[Start Listed entries]

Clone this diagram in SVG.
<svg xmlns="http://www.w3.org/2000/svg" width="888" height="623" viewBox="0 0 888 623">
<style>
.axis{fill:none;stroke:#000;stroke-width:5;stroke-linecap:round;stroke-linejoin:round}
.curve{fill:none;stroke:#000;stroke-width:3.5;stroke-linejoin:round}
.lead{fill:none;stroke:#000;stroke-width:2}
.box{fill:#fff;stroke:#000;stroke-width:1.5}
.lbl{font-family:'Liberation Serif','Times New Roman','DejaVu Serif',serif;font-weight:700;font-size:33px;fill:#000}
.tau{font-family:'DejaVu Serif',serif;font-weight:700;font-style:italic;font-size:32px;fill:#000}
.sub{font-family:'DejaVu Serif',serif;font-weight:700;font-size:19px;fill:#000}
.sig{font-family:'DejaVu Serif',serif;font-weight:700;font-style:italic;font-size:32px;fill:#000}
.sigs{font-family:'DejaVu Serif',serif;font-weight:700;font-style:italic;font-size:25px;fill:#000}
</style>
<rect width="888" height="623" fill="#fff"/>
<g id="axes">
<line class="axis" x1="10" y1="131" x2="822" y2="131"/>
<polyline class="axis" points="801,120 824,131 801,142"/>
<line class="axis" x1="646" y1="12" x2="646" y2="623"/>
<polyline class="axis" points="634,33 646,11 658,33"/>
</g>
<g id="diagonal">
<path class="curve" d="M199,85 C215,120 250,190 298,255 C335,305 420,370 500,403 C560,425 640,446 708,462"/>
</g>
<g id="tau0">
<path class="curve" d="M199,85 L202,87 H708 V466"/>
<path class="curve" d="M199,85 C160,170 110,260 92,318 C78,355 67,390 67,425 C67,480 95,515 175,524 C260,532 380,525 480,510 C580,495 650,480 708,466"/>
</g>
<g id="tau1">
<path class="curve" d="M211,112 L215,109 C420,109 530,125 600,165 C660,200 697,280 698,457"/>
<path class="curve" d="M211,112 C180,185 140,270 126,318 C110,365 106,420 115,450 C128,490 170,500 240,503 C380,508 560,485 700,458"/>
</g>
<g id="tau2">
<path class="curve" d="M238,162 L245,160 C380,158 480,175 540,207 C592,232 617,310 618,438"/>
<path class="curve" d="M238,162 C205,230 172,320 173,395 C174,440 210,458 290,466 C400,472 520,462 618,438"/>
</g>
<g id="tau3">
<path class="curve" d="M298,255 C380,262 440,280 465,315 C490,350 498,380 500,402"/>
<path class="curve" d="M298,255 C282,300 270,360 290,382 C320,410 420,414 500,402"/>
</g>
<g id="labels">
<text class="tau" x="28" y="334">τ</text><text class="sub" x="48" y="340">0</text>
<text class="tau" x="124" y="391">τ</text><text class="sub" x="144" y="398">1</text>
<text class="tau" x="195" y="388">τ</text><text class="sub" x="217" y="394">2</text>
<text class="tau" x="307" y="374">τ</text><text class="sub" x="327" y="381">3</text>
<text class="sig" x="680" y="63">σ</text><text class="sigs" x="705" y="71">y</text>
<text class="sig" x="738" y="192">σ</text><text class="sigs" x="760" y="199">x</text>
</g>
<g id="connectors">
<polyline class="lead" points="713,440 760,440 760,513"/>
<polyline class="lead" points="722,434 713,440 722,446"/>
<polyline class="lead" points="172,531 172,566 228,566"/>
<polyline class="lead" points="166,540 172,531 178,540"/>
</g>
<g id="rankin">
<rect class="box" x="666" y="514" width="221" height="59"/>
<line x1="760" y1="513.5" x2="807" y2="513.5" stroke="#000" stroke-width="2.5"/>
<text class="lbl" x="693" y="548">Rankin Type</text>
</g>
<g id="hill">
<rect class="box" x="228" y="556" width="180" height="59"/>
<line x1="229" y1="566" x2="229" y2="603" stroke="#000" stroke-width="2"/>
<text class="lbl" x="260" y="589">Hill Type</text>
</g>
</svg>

[End Listed entries]
[Start Listed entries]

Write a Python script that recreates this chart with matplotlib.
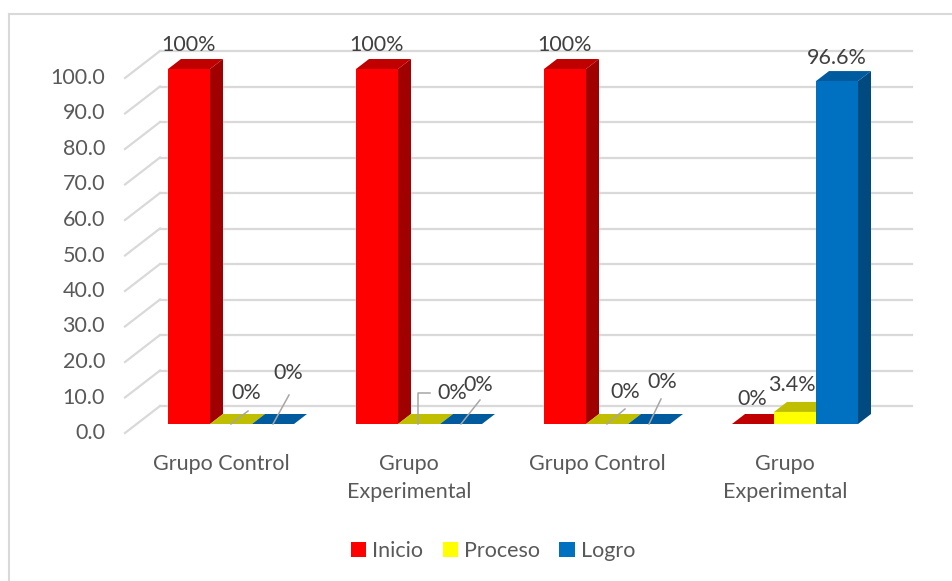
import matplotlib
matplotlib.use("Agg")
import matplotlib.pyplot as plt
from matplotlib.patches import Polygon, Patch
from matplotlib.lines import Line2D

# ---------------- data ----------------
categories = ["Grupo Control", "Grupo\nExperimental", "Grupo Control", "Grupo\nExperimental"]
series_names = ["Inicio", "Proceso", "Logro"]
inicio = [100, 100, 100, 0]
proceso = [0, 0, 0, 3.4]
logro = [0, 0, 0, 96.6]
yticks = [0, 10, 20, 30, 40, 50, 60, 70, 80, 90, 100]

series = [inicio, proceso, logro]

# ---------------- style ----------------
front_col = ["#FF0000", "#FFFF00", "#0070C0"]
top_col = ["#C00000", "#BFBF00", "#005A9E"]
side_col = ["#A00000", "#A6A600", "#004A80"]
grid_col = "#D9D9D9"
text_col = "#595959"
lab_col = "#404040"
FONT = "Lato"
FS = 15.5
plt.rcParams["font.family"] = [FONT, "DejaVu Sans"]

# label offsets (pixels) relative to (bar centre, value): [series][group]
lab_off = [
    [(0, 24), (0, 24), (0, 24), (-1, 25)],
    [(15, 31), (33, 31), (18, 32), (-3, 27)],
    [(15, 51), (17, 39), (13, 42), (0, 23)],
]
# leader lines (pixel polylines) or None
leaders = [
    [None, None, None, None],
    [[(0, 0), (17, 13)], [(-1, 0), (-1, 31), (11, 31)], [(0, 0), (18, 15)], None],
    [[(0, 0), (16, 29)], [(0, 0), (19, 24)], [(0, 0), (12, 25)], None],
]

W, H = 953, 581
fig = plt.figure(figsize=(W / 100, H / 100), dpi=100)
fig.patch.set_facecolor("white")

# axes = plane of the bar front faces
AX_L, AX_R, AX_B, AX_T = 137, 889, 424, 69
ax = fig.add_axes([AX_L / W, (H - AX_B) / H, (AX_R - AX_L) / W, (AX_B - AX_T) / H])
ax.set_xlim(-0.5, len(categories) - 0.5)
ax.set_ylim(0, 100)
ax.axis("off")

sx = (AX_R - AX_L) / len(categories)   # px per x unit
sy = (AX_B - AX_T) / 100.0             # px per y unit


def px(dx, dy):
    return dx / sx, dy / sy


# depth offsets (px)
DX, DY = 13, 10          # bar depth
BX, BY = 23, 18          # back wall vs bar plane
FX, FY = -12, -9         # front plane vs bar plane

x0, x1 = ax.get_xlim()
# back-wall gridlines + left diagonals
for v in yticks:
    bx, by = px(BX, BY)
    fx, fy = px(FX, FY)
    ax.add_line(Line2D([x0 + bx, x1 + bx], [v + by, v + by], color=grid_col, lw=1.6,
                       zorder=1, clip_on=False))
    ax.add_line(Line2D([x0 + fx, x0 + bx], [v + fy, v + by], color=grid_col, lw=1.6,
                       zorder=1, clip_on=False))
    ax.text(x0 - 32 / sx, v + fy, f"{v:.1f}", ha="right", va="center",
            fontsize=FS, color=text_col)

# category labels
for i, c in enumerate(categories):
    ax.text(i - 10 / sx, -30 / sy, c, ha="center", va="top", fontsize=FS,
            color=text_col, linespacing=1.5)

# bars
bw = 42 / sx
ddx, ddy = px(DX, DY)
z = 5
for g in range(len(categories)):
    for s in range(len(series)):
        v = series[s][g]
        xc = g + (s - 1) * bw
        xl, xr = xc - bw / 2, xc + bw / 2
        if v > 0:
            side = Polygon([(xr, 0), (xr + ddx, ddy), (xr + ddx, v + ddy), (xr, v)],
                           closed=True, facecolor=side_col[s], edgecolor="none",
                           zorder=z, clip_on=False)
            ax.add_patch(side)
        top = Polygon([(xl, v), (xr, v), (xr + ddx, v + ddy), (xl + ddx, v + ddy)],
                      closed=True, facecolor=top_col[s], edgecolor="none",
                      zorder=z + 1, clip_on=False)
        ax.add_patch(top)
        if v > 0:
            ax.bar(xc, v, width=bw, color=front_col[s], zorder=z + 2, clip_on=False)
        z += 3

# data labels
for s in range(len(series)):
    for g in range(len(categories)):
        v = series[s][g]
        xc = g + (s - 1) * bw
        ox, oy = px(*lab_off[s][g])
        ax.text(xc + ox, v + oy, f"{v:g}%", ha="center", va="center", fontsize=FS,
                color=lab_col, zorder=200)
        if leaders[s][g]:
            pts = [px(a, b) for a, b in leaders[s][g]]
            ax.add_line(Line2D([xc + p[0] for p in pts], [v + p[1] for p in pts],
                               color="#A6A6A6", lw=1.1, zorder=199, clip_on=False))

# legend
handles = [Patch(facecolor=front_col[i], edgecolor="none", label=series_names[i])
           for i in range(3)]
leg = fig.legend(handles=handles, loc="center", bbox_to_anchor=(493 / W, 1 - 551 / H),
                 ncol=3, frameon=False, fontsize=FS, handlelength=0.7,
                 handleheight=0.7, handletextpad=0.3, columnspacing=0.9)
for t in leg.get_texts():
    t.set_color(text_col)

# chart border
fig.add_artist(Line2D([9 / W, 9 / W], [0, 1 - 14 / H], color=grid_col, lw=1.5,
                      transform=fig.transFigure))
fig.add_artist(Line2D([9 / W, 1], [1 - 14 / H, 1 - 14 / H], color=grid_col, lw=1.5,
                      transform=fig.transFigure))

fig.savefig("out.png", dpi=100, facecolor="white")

[End Listed entries]
[Start Listed entries]

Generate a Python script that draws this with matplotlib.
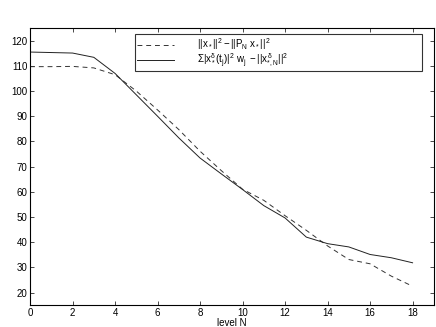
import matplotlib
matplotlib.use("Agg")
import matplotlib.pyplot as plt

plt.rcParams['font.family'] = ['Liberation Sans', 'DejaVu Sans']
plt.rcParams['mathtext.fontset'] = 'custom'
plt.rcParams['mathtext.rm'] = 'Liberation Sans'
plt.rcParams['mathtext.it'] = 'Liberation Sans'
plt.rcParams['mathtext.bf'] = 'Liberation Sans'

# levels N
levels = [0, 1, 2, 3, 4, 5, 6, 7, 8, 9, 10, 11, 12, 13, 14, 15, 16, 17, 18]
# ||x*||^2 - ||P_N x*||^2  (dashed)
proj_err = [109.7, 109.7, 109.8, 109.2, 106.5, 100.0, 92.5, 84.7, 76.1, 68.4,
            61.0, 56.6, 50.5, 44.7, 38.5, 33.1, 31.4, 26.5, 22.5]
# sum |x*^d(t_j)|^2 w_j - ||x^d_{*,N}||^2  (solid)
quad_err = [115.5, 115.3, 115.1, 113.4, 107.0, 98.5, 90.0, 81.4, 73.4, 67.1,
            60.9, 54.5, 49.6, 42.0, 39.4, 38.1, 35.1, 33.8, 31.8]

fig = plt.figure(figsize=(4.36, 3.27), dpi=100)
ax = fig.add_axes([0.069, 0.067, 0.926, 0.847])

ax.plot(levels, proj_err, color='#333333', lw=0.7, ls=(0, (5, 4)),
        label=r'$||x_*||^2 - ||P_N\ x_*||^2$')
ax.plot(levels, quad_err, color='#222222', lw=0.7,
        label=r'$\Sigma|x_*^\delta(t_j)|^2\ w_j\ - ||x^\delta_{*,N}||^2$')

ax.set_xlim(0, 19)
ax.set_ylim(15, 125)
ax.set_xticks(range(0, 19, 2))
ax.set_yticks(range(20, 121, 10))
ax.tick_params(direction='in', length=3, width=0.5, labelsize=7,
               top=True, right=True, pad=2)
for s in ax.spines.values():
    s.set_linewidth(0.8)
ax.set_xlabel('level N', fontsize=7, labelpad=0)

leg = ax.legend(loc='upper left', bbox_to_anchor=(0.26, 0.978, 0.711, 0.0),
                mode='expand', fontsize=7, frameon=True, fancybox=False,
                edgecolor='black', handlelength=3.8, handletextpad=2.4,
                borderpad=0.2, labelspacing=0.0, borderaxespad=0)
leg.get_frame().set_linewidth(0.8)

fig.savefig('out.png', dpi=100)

[End Listed entries]

# Exercise details
Beginning at the line above that contains "Write a Python", repeat each line exactly through the one that contains "series = [inicio, proceso, logro]", and leave out the pictures.

# Complete answer
Write a Python script that recreates this chart with matplotlib.
import matplotlib
matplotlib.use("Agg")
import matplotlib.pyplot as plt
from matplotlib.patches import Polygon, Patch
from matplotlib.lines import Line2D

# ---------------- data ----------------
categories = ["Grupo Control", "Grupo\nExperimental", "Grupo Control", "Grupo\nExperimental"]
series_names = ["Inicio", "Proceso", "Logro"]
inicio = [100, 100, 100, 0]
proceso = [0, 0, 0, 3.4]
logro = [0, 0, 0, 96.6]
yticks = [0, 10, 20, 30, 40, 50, 60, 70, 80, 90, 100]

series = [inicio, proceso, logro]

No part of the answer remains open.